*Work to be completed*: Reproduce exactly, with no pictures, each line from the opening of the material down through the line containing "const yMinor = d3.range(0, 11).map(i".

*Dataset extract*:
========

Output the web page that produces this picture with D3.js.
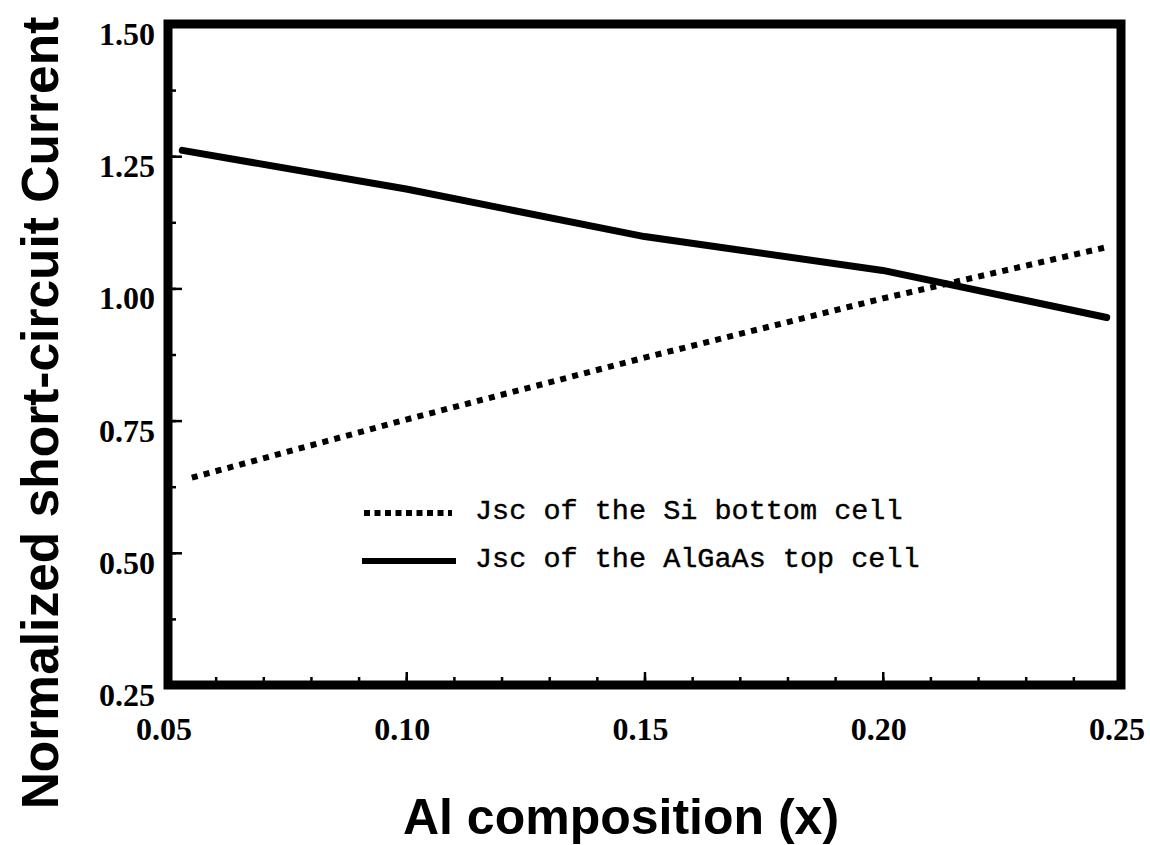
<!DOCTYPE html>
<html>
<head>
<meta charset="utf-8">
<script src="https://cdn.jsdelivr.net/npm/d3@7"></script>
<style>
  html, body { margin: 0; padding: 0; background: #fff; }
  svg { display: block; }
</style>
</head>
<body>
<svg id="chart" width="1150" height="845"></svg>
<script>
// ---- data ----
const siX = [0.055, 0.10, 0.15, 0.20, 0.247];
const siY = [0.642, 0.752, 0.869, 0.981, 1.078];
const algaasX = [0.053, 0.10, 0.15, 0.20, 0.247];
const algaasY = [1.261, 1.188, 1.098, 1.034, 0.945];
const xTicks = [0.05, 0.10, 0.15, 0.20, 0.25];
const xTickLabels = ["0.05", "0.10", "0.15", "0.20", "0.25"];
const yTicks = [0.25, 0.50, 0.75, 1.00, 1.25, 1.50];
const yTickLabels = ["0.25", "0.50", "0.75", "1.00", "1.25", "1.50"];
const legendLabels = ["Jsc of the Si bottom cell", "Jsc of the AlGaAs top cell"];
const xTitle = "Al composition (x)";
const yTitle = "Normalized short-circuit Current";

// ---- layout ----
const L = 168, R = 1121, T = 24, B = 685;
const svg = d3.select("#chart");
const x = d3.scaleLinear().domain([0.05, 0.25]).range([L, R]);
const y = d3.scaleLinear().domain([0.25, 1.5]).range([B, T]);

const serif = "'Liberation Serif', 'Times New Roman', serif";
const sans = "'Liberation Sans', Arial, sans-serif";
const mono = "'Liberation Mono', 'Courier New', monospace";

// minor ticks
const xMinor = d3.range(0, 21).map(i => 0.05 + i * 0.01);
const yMinor = d3.range(0, 11).map(i => 0.25 + i * 0.125);

const xAxisMinor = d3.axisBottom(x).tickValues(xMinor).tickSize(-8).tickFormat("");
const xAxisMajor = d3.axisBottom(x).tickValues(xTicks).tickSize(-13).tickFormat("");
const yAxisMinor = d3.axisLeft(y).tickValues(yMinor).tickSize(-8).tickFormat("");
const yAxisMajor = d3.axisLeft(y).tickValues(yTicks).tickSize(-14).tickFormat("");

function styleAxis(g) {
  g.select(".domain").remove();
  g.selectAll(".tick line").attr("stroke", "#000").attr("stroke-width", 2.5);
}
svg.append("g").attr("transform", `translate(0,${B})`).call(xAxisMinor).call(styleAxis);
svg.append("g").attr("transform", `translate(0,${B})`).call(xAxisMajor).call(styleAxis);
svg.append("g").attr("transform", `translate(${L},0)`).call(yAxisMinor).call(styleAxis);
svg.append("g").attr("transform", `translate(${L},0)`).call(yAxisMajor).call(styleAxis);

// tick labels
svg.append("g").selectAll("text").data(xTicks).join("text")
  .attr("x", d => x(d) - 4)
  .attr("y", 740)
  .attr("text-anchor", "middle")
  .attr("font-family", serif).attr("font-weight", "bold").attr("font-size", 32)
  .attr("fill", "#000")
  .text((d, i) => xTickLabels[i]);

svg.append("g").selectAll("text").data(yTicks).join("text")
  .attr("x", 155)
  .attr("y", d => y(d) + 21)
  .attr("text-anchor", "end")
  .attr("font-family", serif).attr("font-weight", "bold").attr("font-size", 32)
  .attr("fill", "#000")
  .text((d, i) => yTickLabels[i]);

// lines
const line = d3.line().x(d => x(d[0])).y(d => y(d[1]));
const siData = siX.map((v, i) => [v, siY[i]]);
const alData = algaasX.map((v, i) => [v, algaasY[i]]);

svg.append("path").datum(alData)
  .attr("d", line).attr("fill", "none").attr("stroke", "#000")
  .attr("stroke-width", 7).attr("stroke-linejoin", "round").attr("stroke-linecap", "round");

svg.append("path").datum(siData)
  .attr("d", line).attr("fill", "none").attr("stroke", "#000")
  .attr("stroke-width", 6).attr("stroke-dasharray", "6,6.3").attr("stroke-linecap", "butt");

// frame
svg.append("rect")
  .attr("x", L).attr("y", T).attr("width", R - L).attr("height", B - T)
  .attr("fill", "none").attr("stroke", "#000").attr("stroke-width", 9);

// legend
const lg = svg.append("g");
lg.append("line").attr("x1", 364).attr("x2", 452).attr("y1", 513).attr("y2", 513)
  .attr("stroke", "#000").attr("stroke-width", 6).attr("stroke-dasharray", "6,4.5");
lg.append("line").attr("x1", 362).attr("x2", 456).attr("y1", 561).attr("y2", 561)
  .attr("stroke", "#000").attr("stroke-width", 6);
lg.selectAll("text").data(legendLabels).join("text")
  .attr("x", 475)
  .attr("y", (d, i) => 519 + i * 48)
  .attr("font-family", mono).attr("font-size", 28.5).attr("fill", "#000")
  .attr("stroke", "#000").attr("stroke-width", 0.4)
  .text(d => d);

// axis titles
svg.append("text")
  .attr("x", 621).attr("y", 834)
  .attr("text-anchor", "middle")
  .attr("font-family", sans).attr("font-weight", "bold").attr("font-size", 50)
  .attr("fill", "#000")
  .text(xTitle);

svg.append("text")
  .attr("transform", "translate(58,413) rotate(-90)")
  .attr("text-anchor", "middle")
  .attr("font-family", sans).attr("font-weight", "bold").attr("font-size", 51.5)
  .attr("fill", "#000")
  .text(yTitle);
</script>
</body>
</html>
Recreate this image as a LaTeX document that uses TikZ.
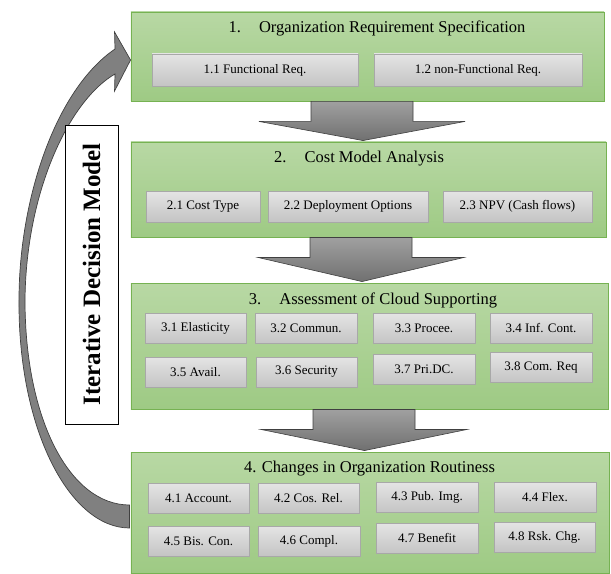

========

*Output*:
Output the web page that produces this picture with D3.js.
<!DOCTYPE html>
<html>
<head>
<meta charset="utf-8">
<script src="https://cdn.jsdelivr.net/npm/d3@7"></script>
<style>
  html, body { margin: 0; padding: 0; background: #fff; }
  svg { display: block; }
</style>
</head>
<body>
<svg id="chart" width="1150" height="845"></svg>
<script>
// ---- data ----
const siX = [0.055, 0.10, 0.15, 0.20, 0.247];
const siY = [0.642, 0.752, 0.869, 0.981, 1.078];
const algaasX = [0.053, 0.10, 0.15, 0.20, 0.247];
const algaasY = [1.261, 1.188, 1.098, 1.034, 0.945];
const xTicks = [0.05, 0.10, 0.15, 0.20, 0.25];
const xTickLabels = ["0.05", "0.10", "0.15", "0.20", "0.25"];
const yTicks = [0.25, 0.50, 0.75, 1.00, 1.25, 1.50];
const yTickLabels = ["0.25", "0.50", "0.75", "1.00", "1.25", "1.50"];
const legendLabels = ["Jsc of the Si bottom cell", "Jsc of the AlGaAs top cell"];
const xTitle = "Al composition (x)";
const yTitle = "Normalized short-circuit Current";

// ---- layout ----
const L = 168, R = 1121, T = 24, B = 685;
const svg = d3.select("#chart");
const x = d3.scaleLinear().domain([0.05, 0.25]).range([L, R]);
const y = d3.scaleLinear().domain([0.25, 1.5]).range([B, T]);

const serif = "'Liberation Serif', 'Times New Roman', serif";
const sans = "'Liberation Sans', Arial, sans-serif";
const mono = "'Liberation Mono', 'Courier New', monospace";

// minor ticks
const xMinor = d3.range(0, 21).map(i => 0.05 + i * 0.01);
const yMinor = d3.range(0, 11).map(i => 0.25 + i * 0.125);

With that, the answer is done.